New ESG Inquiry Mandate: What §34f & §34h Financial Advisors Must Now Ask You
A significant gap in European sustainability regulation has just been closed. The German Bundesrat, in its session on Friday, approved a correction that extends the ESG (Environmental, Social, Governance) inquiry mandate to a previously exempt group: financial investment brokers operating under §34f and fee-based financial investment advisors under §34h of the Trade Regulation Act (GewO). This change, effective from mid-April 2023, means that during your next financial advisory session, virtually all regulated advisors will be legally required to ask about your sustainability preferences. This move aligns Germany with the broader EU goal of integrating sustainability into the core of financial decision-making.

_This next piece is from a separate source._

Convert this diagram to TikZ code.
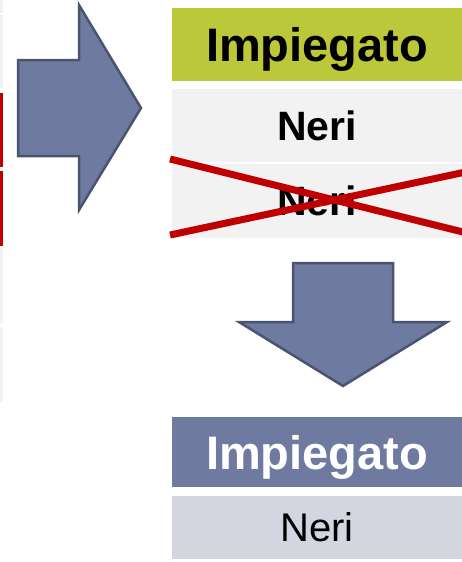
\documentclass[tikz,border=0pt]{standalone}
\usepackage{fontspec}
\setmainfont{Liberation Sans}
\definecolor{headgreen}{RGB}{189,199,58}
\definecolor{rowgrey}{RGB}{242,242,242}
\definecolor{rowblue}{RGB}{211,214,224}
\definecolor{arrowfill}{RGB}{111,122,160}
\definecolor{arrowline}{RGB}{74,84,112}
\definecolor{crossred}{RGB}{192,0,0}
\begin{document}
\begin{tikzpicture}
[x=1pt,y=-1pt,
  celldecorate/.style={inner sep=0pt,minimum width=290pt,text depth=0pt},%
  arrowdecorate/.style={fill=arrowfill,draw=arrowline,line width=2.5pt,line join=miter},%
  crossdecorate/.style={crossred,line width=7pt}]
\useasboundingbox (0,0) rectangle (462,562);
%% edge of the table on the left
\foreach \y/\h/\c in {0/13/rowgrey, 15/73/rowgrey, 93/74/crossred,
  171/75/crossred, 248/75/rowgrey, 327/75/rowgrey} {
  \fill[\c] (0,\y) rectangle (3,\y+\h);
}
%% arrow to the right
\draw[arrowdecorate] (18,60) -- (79,60) -- (79,5) -- (141,108) -- (79,210)
  -- (79,156) -- (18,156) -- cycle;
%% first table
\node (hdrA) at (317,44.5) [celldecorate,minimum height=73pt,fill=headgreen]
  {\fontsize{47}{50}\selectfont\bfseries Impiegato};
\node (rowA) at (317,125.5) [celldecorate,minimum height=73pt,fill=rowgrey]
  {\fontsize{41}{44}\selectfont\bfseries Neri};
\node (rowB) at (317,201) [celldecorate,minimum height=74pt,fill=rowgrey]
  {\fontsize{41}{44}\selectfont\bfseries Neri};
%% the cross over the second row
\draw[crossdecorate] (170,159) -- (475,235);
\draw[crossdecorate] (170,235) -- (475,170);
%% arrow downwards
\draw[arrowdecorate] (293,263) -- (393,263) -- (393,322) -- (447,322) -- (343,386)
  -- (239,322) -- (293,322) -- cycle;
%% resulting table
\node (hdrB) at (317,452) [celldecorate,minimum height=70pt,fill=arrowfill,text=white]
  {\fontsize{47}{50}\selectfont\bfseries Impiegato};
\node (rowC) at (317,527.5) [celldecorate,minimum height=63pt,fill=rowblue]
  {\fontsize{40}{43}\selectfont Neri};
\end{tikzpicture}
\end{document}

Closing the Loophole: From Optional to Mandatory ESG Questions
Since August 2, 2022, the EU's Insurance Distribution Directive (IDD) has required advisors—including bankers, asset managers, and insurance intermediaries—to explicitly ask clients about their sustainability preferences. However, a legislative oversight in Germany excluded advisors licensed under §34f (financial investment brokers) and §34h (fee-based financial investment advisors). The newly approved "Ordinance Amending the Trade Notification Ordinance and the Financial Investment Mediation Ordinance" corrects this by replacing a static legal reference with a dynamic one, automatically applying current and future EU sustainability rules to these advisors. No transition period is provided, making compliance immediate upon publication in the Federal Law Gazette.
What This Means for Your Financial Advisory Session
Starting now, when you meet with a §34f or §34h advisor, the conversation must include a specific discussion about ESG criteria. Advisors are obligated to:
- Actively Inquire: They must ask you if you have preferences regarding environmental protection, social responsibility, and corporate governance in your investments.
- Document Your Preferences: Your stated preferences (or lack thereof) must be formally documented in the advisory record.
- Recommend Suitable Products: Based on your response, the advisor must recommend products that align with your sustainability goals, just as they would with risk tolerance or time horizon.
This formalizes a conversation that many forward-thinking advisors were already having but makes it a standard, non-negotiable part of the financial planning process for all clients.
| Advisor Type / Regulation | Previous Status (Pre-April 2023) | New Status (Post-Correction) |
|---|---|---|
| Bank Advisors & Asset Managers (under Banking/Investment Law) | ESG inquiry MANDATORY since Aug 2022 | Remains MANDATORY |
| Insurance Intermediaries (under Insurance Distribution Directive) | ESG inquiry MANDATORY since Aug 2022 | Remains MANDATORY |
| §34f Financial Investment Brokers (Gewerbeordnung) | ESG inquiry NOT REQUIRED (legal loophole) | ESG inquiry NOW MANDATORY |
| §34h Fee-Based Financial Investment Advisors (Gewerbeordnung) | ESG inquiry NOT REQUIRED (legal loophole) | ESG inquiry NOW MANDATORY |
The Bigger Picture: EU's Push for Sustainable Finance
This regulatory fix is part of the EU's comprehensive Sustainable Finance Agenda. The goal is twofold: to give investors like you more transparency and choice regarding the impact of your money, and to channel capital toward companies and projects that support environmental and social objectives. By making the inquiry mandatory, regulators aim to increase demand for ESG-labeled financial products (e.g., Article 8 & 9 funds under the SFDR), thereby pressuring product manufacturers to improve their sustainability profiles.
Challenges and What You Should Do as an Investor
Despite the rules, implementation has been patchy. A late 2022 EY mystery shopping study found that four out of five intermediaries (even those already under the mandate) failed to conduct the ESG inquiry. This highlights a potential gap between regulation and practice. As an investor, you can take an active role:
- Expect the Question: In your next meeting, anticipate that your advisor will ask about your sustainability preferences. If they don't, you should inquire why.
- Educate Yourself on ESG Terminology: Understand what ESG means. Do you care most about climate change (Environmental), labor practices (Social), or board diversity (Governance)? Your preferences can be broad or specific.
- Ask for Clear Product Explanations: If an advisor recommends an "ESG" product, ask how it aligns with your stated preferences. What specific criteria does it use? How is it labeled under EU rules (Article 6, 8, or 9)?
- View This as an Opportunity: This mandate empowers you to align your finances with your values. Use the conversation to clarify what matters most to you in your investments.
Conclusion: The extension of the ESG inquiry mandate to §34f and §34h advisors is a crucial step toward a more transparent and sustainable financial system in Germany. It ensures that all clients, regardless of their advisor's license type, are given the opportunity to express their preferences for responsible investing. As an investor, you should welcome this change, prepare for the conversation, and hold your advisor accountable for integrating your sustainability goals into your comprehensive financial plan. Your money has the power to shape the future—this rule helps ensure it's directed toward the future you want.